-- What the task requires --
Exclude images, then output the remaining data verbatim.

-- Data shown --

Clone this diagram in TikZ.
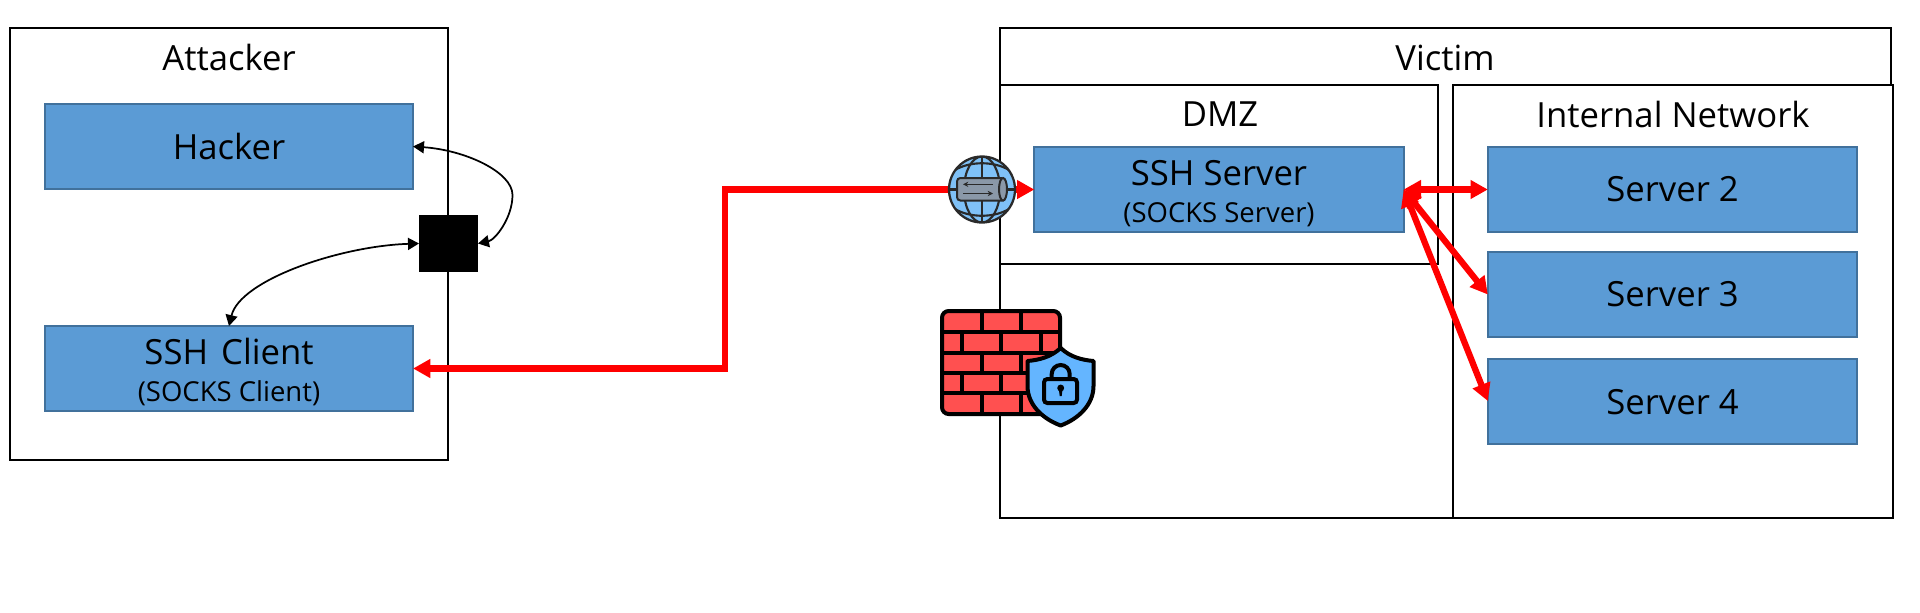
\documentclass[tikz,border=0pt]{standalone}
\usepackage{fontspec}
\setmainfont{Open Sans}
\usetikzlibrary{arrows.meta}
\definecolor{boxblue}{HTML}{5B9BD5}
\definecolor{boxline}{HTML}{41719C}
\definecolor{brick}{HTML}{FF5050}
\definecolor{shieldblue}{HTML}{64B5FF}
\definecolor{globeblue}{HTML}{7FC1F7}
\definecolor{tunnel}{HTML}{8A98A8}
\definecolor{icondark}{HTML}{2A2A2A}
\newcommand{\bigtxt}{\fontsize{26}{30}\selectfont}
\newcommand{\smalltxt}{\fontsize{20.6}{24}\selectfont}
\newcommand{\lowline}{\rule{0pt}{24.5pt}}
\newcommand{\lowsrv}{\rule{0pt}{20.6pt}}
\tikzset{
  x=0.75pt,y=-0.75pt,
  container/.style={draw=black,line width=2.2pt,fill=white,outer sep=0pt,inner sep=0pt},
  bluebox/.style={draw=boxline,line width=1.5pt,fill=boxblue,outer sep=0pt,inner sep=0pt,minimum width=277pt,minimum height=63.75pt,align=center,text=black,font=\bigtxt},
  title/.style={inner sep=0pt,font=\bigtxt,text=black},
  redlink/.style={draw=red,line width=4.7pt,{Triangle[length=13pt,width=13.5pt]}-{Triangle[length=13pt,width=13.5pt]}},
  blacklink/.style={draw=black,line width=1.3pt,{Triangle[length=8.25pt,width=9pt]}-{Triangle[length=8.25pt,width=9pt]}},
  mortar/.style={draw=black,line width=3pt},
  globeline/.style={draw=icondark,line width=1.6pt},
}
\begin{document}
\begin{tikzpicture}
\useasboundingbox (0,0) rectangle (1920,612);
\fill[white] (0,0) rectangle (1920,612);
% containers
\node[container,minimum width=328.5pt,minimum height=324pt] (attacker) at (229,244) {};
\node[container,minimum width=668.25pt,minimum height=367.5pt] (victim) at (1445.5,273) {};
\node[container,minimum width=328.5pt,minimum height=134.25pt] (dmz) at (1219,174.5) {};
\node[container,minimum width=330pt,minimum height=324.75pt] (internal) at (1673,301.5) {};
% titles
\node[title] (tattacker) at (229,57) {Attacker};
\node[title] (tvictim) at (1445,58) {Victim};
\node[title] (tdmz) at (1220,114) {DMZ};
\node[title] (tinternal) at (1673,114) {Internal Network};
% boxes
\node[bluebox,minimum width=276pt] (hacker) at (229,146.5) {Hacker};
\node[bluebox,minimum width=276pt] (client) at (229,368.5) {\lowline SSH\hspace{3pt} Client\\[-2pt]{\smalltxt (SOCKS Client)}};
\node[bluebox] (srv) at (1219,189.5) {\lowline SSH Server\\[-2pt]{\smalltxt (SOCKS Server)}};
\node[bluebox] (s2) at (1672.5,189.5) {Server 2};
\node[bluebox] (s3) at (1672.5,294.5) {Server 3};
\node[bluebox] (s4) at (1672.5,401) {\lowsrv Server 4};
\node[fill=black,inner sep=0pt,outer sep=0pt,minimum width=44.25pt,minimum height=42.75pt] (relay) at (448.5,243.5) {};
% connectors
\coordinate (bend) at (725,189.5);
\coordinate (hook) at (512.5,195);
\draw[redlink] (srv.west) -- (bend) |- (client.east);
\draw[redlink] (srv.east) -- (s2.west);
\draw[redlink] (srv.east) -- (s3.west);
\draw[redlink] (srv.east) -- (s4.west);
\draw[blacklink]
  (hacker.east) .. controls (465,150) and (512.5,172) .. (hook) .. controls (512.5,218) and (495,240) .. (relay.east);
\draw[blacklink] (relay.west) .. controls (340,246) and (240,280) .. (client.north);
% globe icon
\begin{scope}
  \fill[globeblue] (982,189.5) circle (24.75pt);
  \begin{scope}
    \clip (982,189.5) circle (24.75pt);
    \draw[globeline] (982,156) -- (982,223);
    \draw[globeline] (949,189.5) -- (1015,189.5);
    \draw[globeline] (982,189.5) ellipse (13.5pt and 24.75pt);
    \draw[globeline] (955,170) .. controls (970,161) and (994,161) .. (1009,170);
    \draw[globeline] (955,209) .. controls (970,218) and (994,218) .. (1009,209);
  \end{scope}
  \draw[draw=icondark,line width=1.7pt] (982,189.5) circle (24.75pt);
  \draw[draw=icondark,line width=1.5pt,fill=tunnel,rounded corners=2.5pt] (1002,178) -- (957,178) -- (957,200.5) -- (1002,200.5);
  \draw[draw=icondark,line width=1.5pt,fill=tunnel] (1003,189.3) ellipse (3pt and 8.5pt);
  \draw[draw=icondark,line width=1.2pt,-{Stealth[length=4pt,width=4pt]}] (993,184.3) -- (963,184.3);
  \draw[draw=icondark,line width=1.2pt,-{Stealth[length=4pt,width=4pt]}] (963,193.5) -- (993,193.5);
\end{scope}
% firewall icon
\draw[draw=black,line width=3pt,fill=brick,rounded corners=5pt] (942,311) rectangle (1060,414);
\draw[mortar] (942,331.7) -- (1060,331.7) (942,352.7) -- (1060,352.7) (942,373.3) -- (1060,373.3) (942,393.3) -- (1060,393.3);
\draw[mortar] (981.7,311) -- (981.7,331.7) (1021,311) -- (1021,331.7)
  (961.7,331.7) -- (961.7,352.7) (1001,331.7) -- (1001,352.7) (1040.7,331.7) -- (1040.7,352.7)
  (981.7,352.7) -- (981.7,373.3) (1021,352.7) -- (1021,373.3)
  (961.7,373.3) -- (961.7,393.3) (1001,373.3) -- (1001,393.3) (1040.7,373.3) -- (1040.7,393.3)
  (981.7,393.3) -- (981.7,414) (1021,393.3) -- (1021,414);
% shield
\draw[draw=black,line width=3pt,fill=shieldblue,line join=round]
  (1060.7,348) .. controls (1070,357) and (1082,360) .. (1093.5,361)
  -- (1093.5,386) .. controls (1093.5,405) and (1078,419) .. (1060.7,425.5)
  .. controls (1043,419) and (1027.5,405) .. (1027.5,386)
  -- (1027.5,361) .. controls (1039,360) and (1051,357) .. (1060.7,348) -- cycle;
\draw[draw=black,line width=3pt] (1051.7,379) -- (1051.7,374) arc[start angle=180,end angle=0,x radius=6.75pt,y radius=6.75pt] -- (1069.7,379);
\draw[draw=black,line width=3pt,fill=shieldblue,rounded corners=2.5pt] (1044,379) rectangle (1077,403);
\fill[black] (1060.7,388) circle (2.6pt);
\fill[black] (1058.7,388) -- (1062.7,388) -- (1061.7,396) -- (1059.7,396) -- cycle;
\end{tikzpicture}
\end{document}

-- Answer to this problem --
Clone this diagram in TikZ.
\documentclass[tikz,border=0pt]{standalone}
\usepackage{fontspec}
\setmainfont{Open Sans}
\usetikzlibrary{arrows.meta}
\definecolor{boxblue}{HTML}{5B9BD5}
\definecolor{boxline}{HTML}{41719C}
\definecolor{brick}{HTML}{FF5050}
\definecolor{shieldblue}{HTML}{64B5FF}
\definecolor{globeblue}{HTML}{7FC1F7}
\definecolor{tunnel}{HTML}{8A98A8}
\definecolor{icondark}{HTML}{2A2A2A}
\newcommand{\bigtxt}{\fontsize{26}{30}\selectfont}
\newcommand{\smalltxt}{\fontsize{20.6}{24}\selectfont}
\newcommand{\lowline}{\rule{0pt}{24.5pt}}
\newcommand{\lowsrv}{\rule{0pt}{20.6pt}}
\tikzset{
  x=0.75pt,y=-0.75pt,
  container/.style={draw=black,line width=2.2pt,fill=white,outer sep=0pt,inner sep=0pt},
  bluebox/.style={draw=boxline,line width=1.5pt,fill=boxblue,outer sep=0pt,inner sep=0pt,minimum width=277pt,minimum height=63.75pt,align=center,text=black,font=\bigtxt},
  title/.style={inner sep=0pt,font=\bigtxt,text=black},
  redlink/.style={draw=red,line width=4.7pt,{Triangle[length=13pt,width=13.5pt]}-{Triangle[length=13pt,width=13.5pt]}},
  blacklink/.style={draw=black,line width=1.3pt,{Triangle[length=8.25pt,width=9pt]}-{Triangle[length=8.25pt,width=9pt]}},
  mortar/.style={draw=black,line width=3pt},
  globeline/.style={draw=icondark,line width=1.6pt},
}
\begin{document}
\begin{tikzpicture}
\useasboundingbox (0,0) rectangle (1920,612);
\fill[white] (0,0) rectangle (1920,612);
% containers
\node[container,minimum width=328.5pt,minimum height=324pt] (attacker) at (229,244) {};
\node[container,minimum width=668.25pt,minimum height=367.5pt] (victim) at (1445.5,273) {};
\node[container,minimum width=328.5pt,minimum height=134.25pt] (dmz) at (1219,174.5) {};
\node[container,minimum width=330pt,minimum height=324.75pt] (internal) at (1673,301.5) {};
% titles
\node[title] (tattacker) at (229,57) {Attacker};
\node[title] (tvictim) at (1445,58) {Victim};
\node[title] (tdmz) at (1220,114) {DMZ};
\node[title] (tinternal) at (1673,114) {Internal Network};
% boxes
\node[bluebox,minimum width=276pt] (hacker) at (229,146.5) {Hacker};
\node[bluebox,minimum width=276pt] (client) at (229,368.5) {\lowline SSH\hspace{3pt} Client\\[-2pt]{\smalltxt (SOCKS Client)}};
\node[bluebox] (srv) at (1219,189.5) {\lowline SSH Server\\[-2pt]{\smalltxt (SOCKS Server)}};
\node[bluebox] (s2) at (1672.5,189.5) {Server 2};
\node[bluebox] (s3) at (1672.5,294.5) {Server 3};
\node[bluebox] (s4) at (1672.5,401) {\lowsrv Server 4};
\node[fill=black,inner sep=0pt,outer sep=0pt,minimum width=44.25pt,minimum height=42.75pt] (relay) at (448.5,243.5) {};
% connectors
\coordinate (bend) at (725,189.5);
\coordinate (hook) at (512.5,195);
\draw[redlink] (srv.west) -- (bend) |- (client.east);
\draw[redlink] (srv.east) -- (s2.west);
\draw[redlink] (srv.east) -- (s3.west);
\draw[redlink] (srv.east) -- (s4.west);
\draw[blacklink]
  (hacker.east) .. controls (465,150) and (512.5,172) .. (hook) .. controls (512.5,218) and (495,240) .. (relay.east);
\draw[blacklink] (relay.west) .. controls (340,246) and (240,280) .. (client.north);
% globe icon
\begin{scope}
  \fill[globeblue] (982,189.5) circle (24.75pt);
  \begin{scope}
    \clip (982,189.5) circle (24.75pt);
    \draw[globeline] (982,156) -- (982,223);
    \draw[globeline] (949,189.5) -- (1015,189.5);
    \draw[globeline] (982,189.5) ellipse (13.5pt and 24.75pt);
    \draw[globeline] (955,170) .. controls (970,161) and (994,161) .. (1009,170);
    \draw[globeline] (955,209) .. controls (970,218) and (994,218) .. (1009,209);
  \end{scope}
  \draw[draw=icondark,line width=1.7pt] (982,189.5) circle (24.75pt);
  \draw[draw=icondark,line width=1.5pt,fill=tunnel,rounded corners=2.5pt] (1002,178) -- (957,178) -- (957,200.5) -- (1002,200.5);
  \draw[draw=icondark,line width=1.5pt,fill=tunnel] (1003,189.3) ellipse (3pt and 8.5pt);
  \draw[draw=icondark,line width=1.2pt,-{Stealth[length=4pt,width=4pt]}] (993,184.3) -- (963,184.3);
  \draw[draw=icondark,line width=1.2pt,-{Stealth[length=4pt,width=4pt]}] (963,193.5) -- (993,193.5);
\end{scope}
% firewall icon
\draw[draw=black,line width=3pt,fill=brick,rounded corners=5pt] (942,311) rectangle (1060,414);
\draw[mortar] (942,331.7) -- (1060,331.7) (942,352.7) -- (1060,352.7) (942,373.3) -- (1060,373.3) (942,393.3) -- (1060,393.3);
\draw[mortar] (981.7,311) -- (981.7,331.7) (1021,311) -- (1021,331.7)
  (961.7,331.7) -- (961.7,352.7) (1001,331.7) -- (1001,352.7) (1040.7,331.7) -- (1040.7,352.7)
  (981.7,352.7) -- (981.7,373.3) (1021,352.7) -- (1021,373.3)
  (961.7,373.3) -- (961.7,393.3) (1001,373.3) -- (1001,393.3) (1040.7,373.3) -- (1040.7,393.3)
  (981.7,393.3) -- (981.7,414) (1021,393.3) -- (1021,414);
% shield
\draw[draw=black,line width=3pt,fill=shieldblue,line join=round]
  (1060.7,348) .. controls (1070,357) and (1082,360) .. (1093.5,361)
  -- (1093.5,386) .. controls (1093.5,405) and (1078,419) .. (1060.7,425.5)
  .. controls (1043,419) and (1027.5,405) .. (1027.5,386)
  -- (1027.5,361) .. controls (1039,360) and (1051,357) .. (1060.7,348) -- cycle;
\draw[draw=black,line width=3pt] (1051.7,379) -- (1051.7,374) arc[start angle=180,end angle=0,x radius=6.75pt,y radius=6.75pt] -- (1069.7,379);
\draw[draw=black,line width=3pt,fill=shieldblue,rounded corners=2.5pt] (1044,379) rectangle (1077,403);
\fill[black] (1060.7,388) circle (2.6pt);
\fill[black] (1058.7,388) -- (1062.7,388) -- (1061.7,396) -- (1059.7,396) -- cycle;
\end{tikzpicture}
\end{document}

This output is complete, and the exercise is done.